Ich glaube, da kennen Sie uns doch ganz gut: Weder Lewis noch ich wollen Zweiter werden. Wir haben ja auch noch Jenson Button dabei und viele andere Teams. Da wird viel Kampfgeist dabei sein. Das Schöne ist: Je intensiver unser Kampf sein wird, desto mehr Aufmerksamkeit können wir für die ganzen wichtigen Themen generieren.
Fehlt nur noch ein Sebastian Vettel in der Extreme E. Der wird ja auch gerade immer grüner – und damit meine ich nicht nur die Farbe auf dem Auto.
Stimmt. Vielleicht kriegen wir ihn da auch noch irgendwie rein. Schön zu sehen, dass auch Sebastian in Sachen Nachhaltigkeit in meine Fußstapfen tritt, weil er eine riesige Fanbase hat und so viele Menschen positiv beeinflussen kann. Es ist immer toll, wenn weitere Sportler dazukommen und das Thema pushen.
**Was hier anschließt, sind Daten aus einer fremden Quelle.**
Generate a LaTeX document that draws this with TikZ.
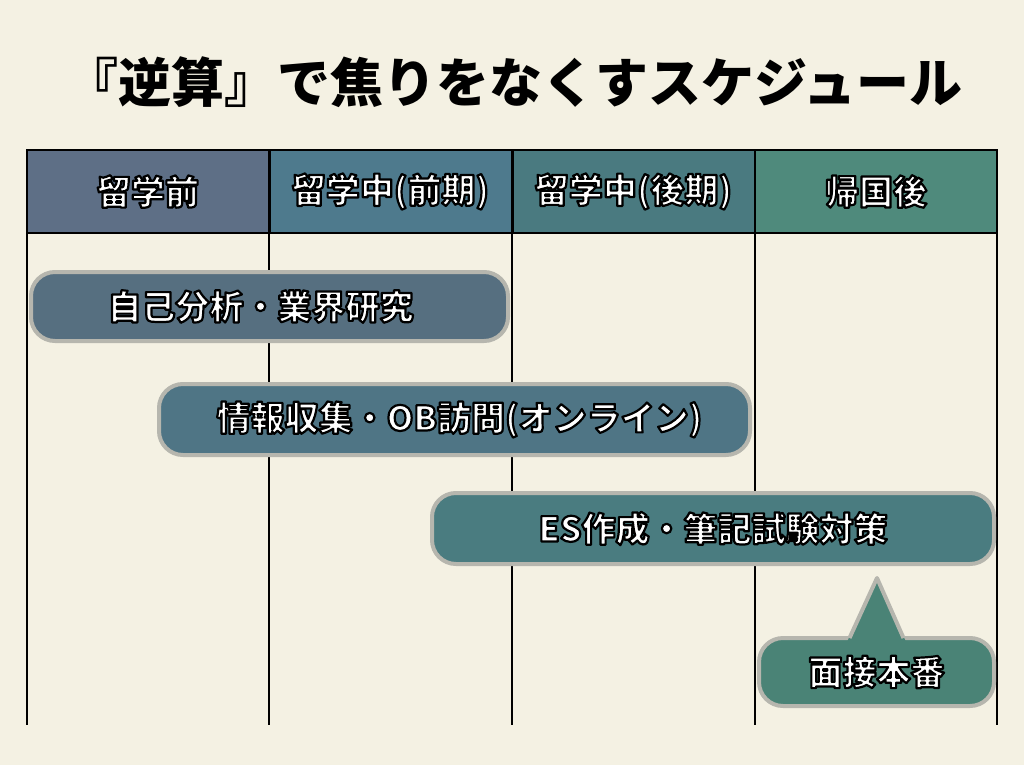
\documentclass[tikz,border=0pt]{standalone}
\usepackage{fontspec}
\setmainfont{Noto Sans CJK JP}
\usepackage{tikz}
\usetikzlibrary{positioning}
\usepackage{xcolor}
\definecolor{bgcream}{HTML}{F4F1E3}
\definecolor{headA}{HTML}{5E6F86}
\definecolor{headB}{HTML}{4E7A8D}
\definecolor{headC}{HTML}{4A7A80}
\definecolor{headD}{HTML}{4F8A7C}
\definecolor{barA}{HTML}{566F80}
\definecolor{barB}{HTML}{4F7585}
\definecolor{barC}{HTML}{4A7C80}
\definecolor{barD}{HTML}{4A8376}
\definecolor{barline}{HTML}{B6B6AE}
% white letters with a thin black rim
\newcommand{\outlined}[1]{\special{pdf:literal direct 1 j 2.2 w 0 G 2 Tr}#1\special{pdf:literal direct 0 Tr 0.4 w 0 j}}

\begin{document}
\begin{tikzpicture}[x=1pt, y=-1pt,
  head/.style={draw=black, line width=2pt, minimum width=242pt,
    minimum height=83pt, inner sep=0pt, outer sep=0pt, text=white,
    font=\fontsize{34}{38}\selectfont\bfseries},
  bar/.style={draw=barline, line width=4pt, rounded corners=24pt,
    inner sep=0pt, outer sep=0pt, minimum height=70pt, text=white,
    font=\fontsize{34}{38}\selectfont\bfseries},
  col/.style={line width=2pt}
]

% Page
\fill[bgcream] (0,0) rectangle (1024,765);
\useasboundingbox (0,0) rectangle (1024,765);

% Title
\node[font=\fontsize{53}{58}\selectfont\bfseries] (title) at (514,82)
  {『逆算』で焦りをなくすスケジュール};

% Header row: four phases
\node[head, fill=headA] (pre) at (148,191.5) {\outlined{留学前}};
\node[head, fill=headB] (early) at (390.5,191.5) {\outlined{留学中(前期)}};
\node[head, fill=headC] (late) at (633.5,191.5) {\outlined{留学中(後期)}};
\node[head, fill=headD] (post) at (876,191.5) {\outlined{帰国後}};

% Column lines
\coordinate (bot) at (0,725);
\foreach \c/\a in {pre/south west, pre/south east, early/south east,
  late/south east, post/south east}
  \draw[col] (\c.\a) -- (\c.\a |- bot);

% Tasks
\node[bar, fill=barA, minimum width=477pt, minimum height=69pt] (analysis)
  at (269.5,306.5) {\hspace*{-18pt}\outlined{自己分析・業界研究}};
\node[bar, fill=barB, minimum width=591pt, minimum height=71pt] (info)
  at (454.5,419.5) {\hspace*{10pt}\outlined{情報収集・OB訪問(オンライン)}};
\node[bar, fill=barC, minimum width=562pt, minimum height=71pt] (es)
  at (713,528.5) {\outlined{ES作成・筆記試験対策}};

% Interview with pointer
\node[bar, fill=barD, minimum width=235pt, minimum height=68pt] (interview)
  at (876.5,672) {\outlined{面接本番}};
\coordinate (tip) at (877,578);
\fill[barD] ([xshift=-30pt,yshift=-5pt]interview.north) -- (tip)
  -- ([xshift=30pt,yshift=-5pt]interview.north) -- cycle;
\draw[barline, line width=4pt, line join=round]
  ([xshift=-27pt]interview.north) -- (tip) -- ([xshift=27pt]interview.north);

\end{tikzpicture}
\end{document}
Sie fuhren als Sohn eines Weltmeisters in der Formel 1. Welchen Rat würden Sie Mick Schumacher vor dessen Debüt-Saison geben?
Es ist nicht einfach, der „Sohn-von“ zu sein. Und bei Mick ist es ja nochmal um zehnfach multipliziert schwieriger, weil die Zeiten von Michael noch nicht so lange her sind und er noch viel erfolgreicher war. Die mediale Aufmerksamkeit wird groß sein, anfangs wohl sogar größer als bei Lewis Hamilton. Ich hoffe, dass Mick das beiseite schieben und sich gut auf seinen Job konzentrieren kann – denn sonst nimmt das viel vom Spaß weg. Die Medien werden ihm keine Zeit geben, aber er muss sie sich selbst nehmen. Man braucht Zeit und Geduld. Ich habe immerhin sieben Jahre warten müssen, bis ich mein erstes Rennen gewonnen habe und sogar elf Jahre bis zum Titel. Das muss man bedenken, wenn man Mick dieses Jahr bewerten will.